Élisabeth Vonarburg, Hôtel Olympia (SF)
Élisabeth Vonarburg
Hôtel Olympia
Lévis, Alire (Romans 157), 2014, 591 p.
On ne présente plus vraiment Élisabeth Vonarburg, auteure émérite de romans de science-fiction aussi marquants que le cycle de Tyranaël ou Chronique du pays des mères. Elle nous a plus récemment entraînés sur le terrain de la fantasy historique avec Reine de Mémoire, portée par son style riche et enlevé. Avec Hôtel Olympia, l’auteure déroge à ses habitudes pour nous présenter cette fois un volume qui se suffit à lui-même, sans suite attendue.
Tout commence dans un univers qui ressemble de près au nôtre aujourd’hui : Danika est une femme dans la soixantaine qui habite Montréal. Elle est photographe et partage sa vie avec un archéologue spécialiste de l’Antiquité, Tommi. Vive et indépendante, Danika est surprise de recevoir la visite de son père, Stavros, qu’elle n’a pas vu depuis quarante ans. Il lui apprend que sa mère, Olympia, a disparu et que l’hôtel qu’elle tenait à Paris a besoin d’une directrice : elle. Seule héritière désignée. Danika regimbe. Elle a quitté tout cela à douze ans et ne se passionne pas pour la gestion. Un petit voyage et ce sera réglé… lui assure Stavros, le billet d’avion à la main. Curieuse et désireuse de se débarrasser de la responsabilité tout à la fois, Danika embarque seule pour Paris.
Ce qu’elle ne sait pas c’est que les souvenirs personnels enfouis depuis longtemps vont remonter petit à petit à sa mémoire… dès son arrivée à l’hôtel, et que les membres de sa famille, tout comme ses amis d’enfance, n’ont pas vraiment vieilli. Tout cela cache un mystère qu’elle va devoir comprendre pour récupérer pleinement son héritage ou le laisser à d’autres comme elle en avait l’intention dès le départ. Les intrigues vont bon train à son arrivée, les factions se préparent à recevoir l’héritière… mais le plus étrange est un univers encore à définir : l’hôtel rêve…
À partir d’une intrigue policière mâtinée de fantasy urbaine, Élisabeth Vonarburg nous propose un voyage inhabituel : celui qu’on peut faire en retournant aux origines, auprès des archétypes, des modèles de nos sociétés occidentales. Son livre m’a d’ailleurs fait penser à American Gods de Neil Gaiman.
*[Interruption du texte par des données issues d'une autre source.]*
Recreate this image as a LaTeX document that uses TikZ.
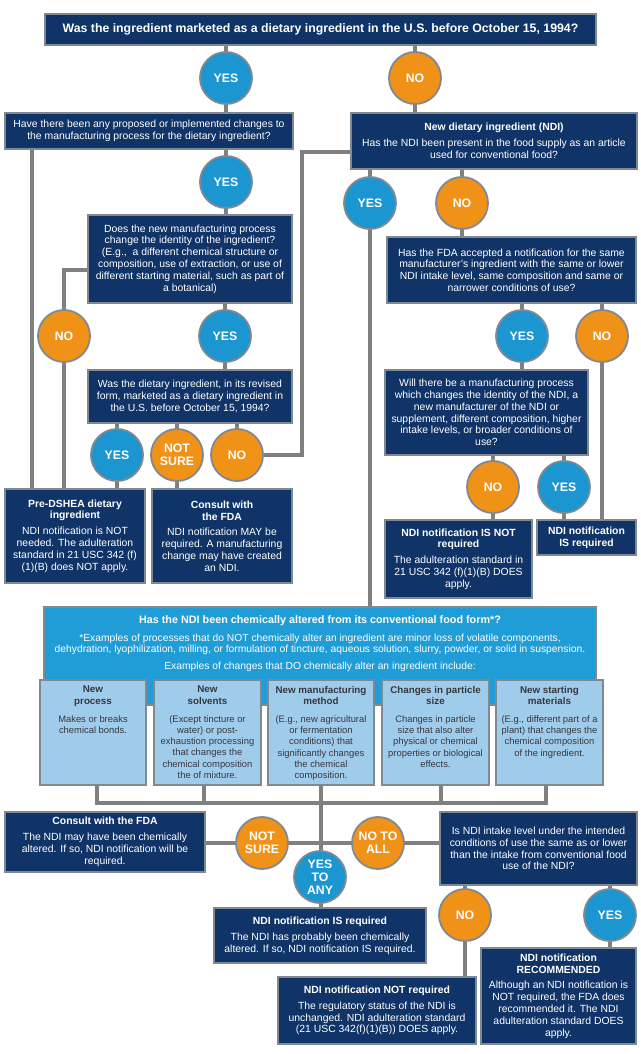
\documentclass[tikz,border=0pt]{standalone}
\usepackage{fontspec}
\setmainfont{Liberation Sans}
\usetikzlibrary{shapes.geometric,backgrounds}
\pgfdeclarelayer{paper}
\pgfsetlayers{paper,background,main}
\definecolor{navy}{RGB}{16,52,104}
\definecolor{bordergray}{RGB}{128,136,146}
\definecolor{linegray}{RGB}{128,128,128}
\definecolor{yesblue}{RGB}{27,150,208}
\definecolor{noorange}{RGB}{240,146,24}
\definecolor{bigblue}{RGB}{32,156,214}
\definecolor{subblue}{RGB}{160,204,236}
\definecolor{subtext}{RGB}{55,55,60}
\tikzset{
  qbox/.style={draw=bordergray, line width=1.3pt, fill=navy, text=white, align=center, inner sep=2pt, font=\fontsize{10.4}{11.8}\selectfont},
  yesc/.style={circle, draw=bordergray, line width=1.8pt, fill=yesblue, text=white, minimum size=52pt, inner sep=0pt, align=center, font=\fontsize{12.3}{13}\selectfont\bfseries},
  noc/.style={yesc, fill=noorange},
  bigbox/.style={draw=bordergray, line width=1.3pt, fill=bigblue, text=white, inner sep=0pt},
  subbox/.style={draw=bordergray, line width=1.3pt, fill=subblue, text=subtext, inner sep=0pt},
  conn/.style={draw=linegray, line width=3.6pt},
  subt/.style={anchor=north, text=subtext, align=center, inner sep=0pt, font=\fontsize{9.4}{11.2}\selectfont}
}
\newcommand{\sbt}[1]{\textbf{\fontsize{9.8}{11.2}\selectfont #1}}
\begin{document}
\begin{tikzpicture}[x=1pt,y=-1pt]
\begin{pgfonlayer}{paper}
\useasboundingbox[fill=white] (0,0) rectangle (640,1054);
\end{pgfonlayer}

% ---- top question
\node[qbox, minimum width=551pt, minimum height=31pt, font=\fontsize{12.3}{13}\selectfont\bfseries] (q1) at (320.5,29.5)
  {Was the ingredient marketed as a dietary ingredient in the U.S. before October 15, 1994?};
\node[yesc] (yes1) at (226,78) {YES};
\node[noc] (no1) at (415,78) {NO};

\node[qbox, minimum width=288pt, minimum height=36pt] (qchg) at (149,131)
  {Have there been any proposed or implemented changes to\\the manufacturing process for the dietary ingredient?};
\node[qbox, minimum width=286pt, minimum height=56pt] (ndi) at (494,141)
  {\textbf{New dietary ingredient (NDI)}\\[4pt]Has the NDI been present in the food supply as an article\\used for conventional food?};

\node[yesc] (yes2) at (226,182) {YES};
\node[yesc] (yesN) at (370,203) {YES};
\node[noc] (noN) at (462,203) {NO};

\node[qbox, minimum width=204pt, minimum height=88pt] (qid) at (190,259)
  {Does the new manufacturing process\\change the identity of the ingredient?\\(E.g.,\ \ a different chemical structure or\\composition, use of extraction, or use of\\different starting material, such as part of\\a botanical)};
\node[qbox, minimum width=249pt, minimum height=66pt] (fda) at (511.5,270)
  {Has the FDA accepted a notification for the same\\manufacturer's ingredient with the same or lower\\NDI intake level, same composition and same or\\narrower conditions of use?};

\node[noc] (no3) at (64,336) {NO};
\node[yesc] (yes3) at (225,336) {YES};
\node[yesc] (yesF) at (522,336) {YES};
\node[noc] (noF) at (602,336) {NO};

\node[qbox, minimum width=204pt, minimum height=53pt] (qrev) at (190,396.5)
  {Was the dietary ingredient, in its revised\\form, marketed as a dietary ingredient in\\the U.S. before October 15, 1994?};
\node[qbox, minimum width=203pt, minimum height=85pt] (will) at (486.5,412.5)
  {Will there be a manufacturing process\\which changes the identity of the NDI, a\\new manufacturer of the NDI or\\supplement, different composition, higher\\intake levels, or broader conditions of\\use?};

\node[yesc] (yes4) at (117,455) {YES};
\node[noc] (ns4) at (177,455) {NOT\\SURE};
\node[noc] (no4) at (237,455) {NO};
\node[noc] (noW) at (493,487) {NO};
\node[yesc] (yesW) at (564,487) {YES};

\node[qbox, minimum width=140pt, minimum height=94pt] (pre) at (75,536)
  {\textbf{Pre-DSHEA dietary}\\\textbf{ingredient}\\[4pt]NDI notification is NOT\\needed. The adulteration\\standard in 21 USC 342 (f)\\(1)(B) does NOT apply.};
\node[qbox, minimum width=140pt, minimum height=94pt] (cons1) at (222,536)
  {\textbf{Consult with}\\\textbf{the FDA}\\[4pt]NDI notification MAY be\\required. A manufacturing\\change may have created\\an NDI.};
\node[qbox, minimum width=147pt, minimum height=78pt] (notreq) at (458.5,559)
  {\textbf{NDI notification IS NOT}\\\textbf{required}\\[4pt]The adulteration standard in\\21 USC 342 (f)(1)(B) DOES\\apply.};
\node[qbox, minimum width=99pt, minimum height=35pt] (isreq) at (586.5,537.5)
  {\textbf{NDI notification}\\\textbf{IS required}};

% ---- chemically altered block
\node[bigbox, minimum width=552pt, minimum height=98pt] (big) at (320,656) {};
\node[text=white, align=center, anchor=north, inner sep=0pt, font=\fontsize{10.3}{11.5}\selectfont] (bigt) at (320,615.5)
  {\textbf{\fontsize{10.8}{11.5}\selectfont Has the NDI been chemically altered from its conventional food form*?}\\[6pt]*Examples of processes that do NOT chemically alter an ingredient are minor loss of volatile components,\\dehydration, lyophilization, milling, or formulation of tincture, aqueous solution, slurry, powder, or solid in suspension.\\[5pt]Examples of changes that DO chemically alter an ingredient include:};

\node[subbox, minimum width=106pt, minimum height=105pt] (s1) at (93,732.5) {};
\node[subbox, minimum width=107pt, minimum height=105pt] (s2) at (207.5,732.5) {};
\node[subbox, minimum width=106pt, minimum height=105pt] (s3) at (321,732.5) {};
\node[subbox, minimum width=107pt, minimum height=105pt] (s4) at (435.5,732.5) {};
\node[subbox, minimum width=107pt, minimum height=105pt] (s5) at (549.5,732.5) {};
\node[subt] (t1) at ([yshift=-6.5pt]s1.north) {\sbt{New}\\\sbt{process}\\[7pt]Makes or breaks\\chemical bonds.};
\node[subt] (t2) at ([yshift=-6.5pt]s2.north) {\sbt{New}\\\sbt{solvents}\\[7pt](Except tincture or\\water) or post-\\exhaustion processing\\that changes the\\chemical composition\\the of mixture.};
\node[subt] (t3) at ([yshift=-6.5pt]s3.north) {\sbt{New manufacturing}\\\sbt{method}\\[7pt](E.g., new agricultural\\or fermentation\\conditions) that\\significantly changes\\the chemical\\composition.};
\node[subt] (t4) at ([yshift=-6.5pt]s4.north) {\sbt{Changes in particle}\\\sbt{size}\\[7pt]Changes in particle\\size that also alter\\physical or chemical\\properties or biological\\effects.};
\node[subt] (t5) at ([yshift=-6.5pt]s5.north) {\sbt{New starting}\\\sbt{materials}\\[7pt](E.g., different part of a\\plant) that changes the\\chemical composition\\of the ingredient.};

% ---- bottom
\node[qbox, minimum width=200pt, minimum height=60pt] (cons2) at (105,842)
  {\textbf{Consult with the FDA}\\[4pt]The NDI may have been chemically\\altered. If so, NDI notification will be\\required.};
\node[noc] (ns5) at (262,843) {NOT\\SURE};
\node[noc] (nta) at (378,843) {NO TO\\ALL};
\node[yesc] (yta) at (320,877) {YES\\TO\\ANY};
\node[qbox, minimum width=197pt, minimum height=73pt] (intake) at (538.5,848.5)
  {Is NDI intake level under the intended\\conditions of use the same as or lower\\than the intake from conventional food\\use of the NDI?};
\node[noc] (noI) at (465,915) {NO};
\node[yesc] (yesI) at (610,915) {YES};
\node[qbox, minimum width=212pt, minimum height=55pt] (isreq2) at (320,935.5)
  {\textbf{NDI notification IS required}\\[4pt]The NDI has probably been chemically\\altered. If so, NDI notification IS required.};
\node[qbox, minimum width=198pt, minimum height=67pt] (notreq2) at (377,1010.5)
  {\textbf{NDI notification NOT required}\\[4pt]The regulatory status of the NDI is\\unchanged. NDI adulteration standard\\(21 USC 342(f)(1)(B)) DOES apply.};
\node[qbox, minimum width=155pt, minimum height=96pt] (recom) at (558.5,996)
  {\textbf{NDI notification}\\\textbf{RECOMMENDED}\\[4pt]Although an NDI notification is\\NOT required, the FDA does\\recommended it. The NDI\\adulteration standard DOES\\apply.};

% ---- helper coordinates
\coordinate (k1) at (32,131);
\coordinate (k2) at (150,270);
\coordinate (k3) at (302,152);
\coordinate (k4) at (420,152);
\coordinate (h1) at (97,803);
\coordinate (h2) at (204,803);
\coordinate (h3) at (321,803);
\coordinate (h4) at (441,803);
\coordinate (h5) at (546,803);

\begin{pgfonlayer}{background}
\draw[conn] (yes1 |- q1.center) -- (yes1 |- qchg.center);
\draw[conn] (no1 |- q1.center) -- (no1 |- ndi.center);
\draw[conn] (yes2 |- qchg.center) -- (yes2 |- qid.center);
\draw[conn] (k1) -- (k1 |- pre.center);
\draw[conn] (k2) -| (no3.center) -- (no3 |- pre.center);
\draw[conn] (yes3 |- qid.center) -- (yes3 |- qrev.center);
\draw[conn] (yes4 |- qrev.center) -- (yes4 |- pre.center);
\draw[conn] (ns4 |- qrev.center) -- (ns4 |- cons1.center);
\draw[conn] (no4 |- qrev.center) -- (no4.center) -| (k3) -- (k4);
\draw[conn] (yesN |- ndi.center) -- (yesN |- big.center);
\draw[conn] (noN |- ndi.center) -- (noN |- fda.center);
\draw[conn] (yesF |- fda.center) -- (yesF |- will.center);
\draw[conn] (noF |- fda.center) -- (noF |- isreq.center);
\draw[conn] (noW |- will.center) -- (noW |- notreq.center);
\draw[conn] (yesW |- will.center) -- (yesW |- isreq.center);
\draw[conn] (h1 |- s1.center) -- (h1) -- (h5) -- (h5 |- s5.center);
\draw[conn] (h2 |- s2.center) -- (h2);
\draw[conn] (h4 |- s4.center) -- (h4);
\draw[conn] (h3 |- s3.center) -- (h3 |- isreq2.center);
\draw[conn] (cons2.center |- ns5.center) -- (intake.center |- ns5.center);
\draw[conn] (noI |- intake.center) -- (noI |- notreq2.center);
\draw[conn] (yesI |- intake.center) -- (yesI |- recom.center);
\end{pgfonlayer}
\end{tikzpicture}
\end{document}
Les allusions, les personnages sont rapidement transparents si vous connaissez les Classiques. L’hôtel devient le lieu de tous les possibles : reflet du passé, prison dorée, porte vers d’autres mondes, voyage en circuit fermé ou dans l’Imaginaire des temps les plus reculés (l’évocation finale des archétypes est un moment de bonheur pour tout passionné de contes et légendes et d’archéologie). Le lecteur se balade entre différents niveaux de réalité avant de basculer dans une intrigue policière qui sème des fausses pistes à répétition jusqu’à la révélation finale.
Croisement de genres, Hôtel Olympia offre aussi une réflexion sur le retour aux sources, le temps qui passe, l’âge, la famille et les liens. La mère, absente, se dévoile comme en creux, vide qui offre une présence riche d’échos. Le père, voyageur et marin, n’est guère plus présent. Danika, quant à elle parle avec la voix d’Élisabeth Vonarburg, qui admet avoir mis beaucoup d’elle dans le personnage.
Roman bien tourné quoiqu’avec quelques longueurs, Hôtel Olympia est un texte inclassable, croisement de genres et riche d’idées. Efficace, il donne envie de tourner les pages et ses personnages sont attachants. C’est un bon roman, pas son meilleur à mon sens, mais je ne suis pas une lectrice de romans policiers, et cela influe certainement sur mon appréciation de la forme. C’est un divertissement qui ravira tout amateur de ces univers très personnels et des personnages parfois passionnés sinon passionnels que sait si bien créer Élisabeth Vonarburg.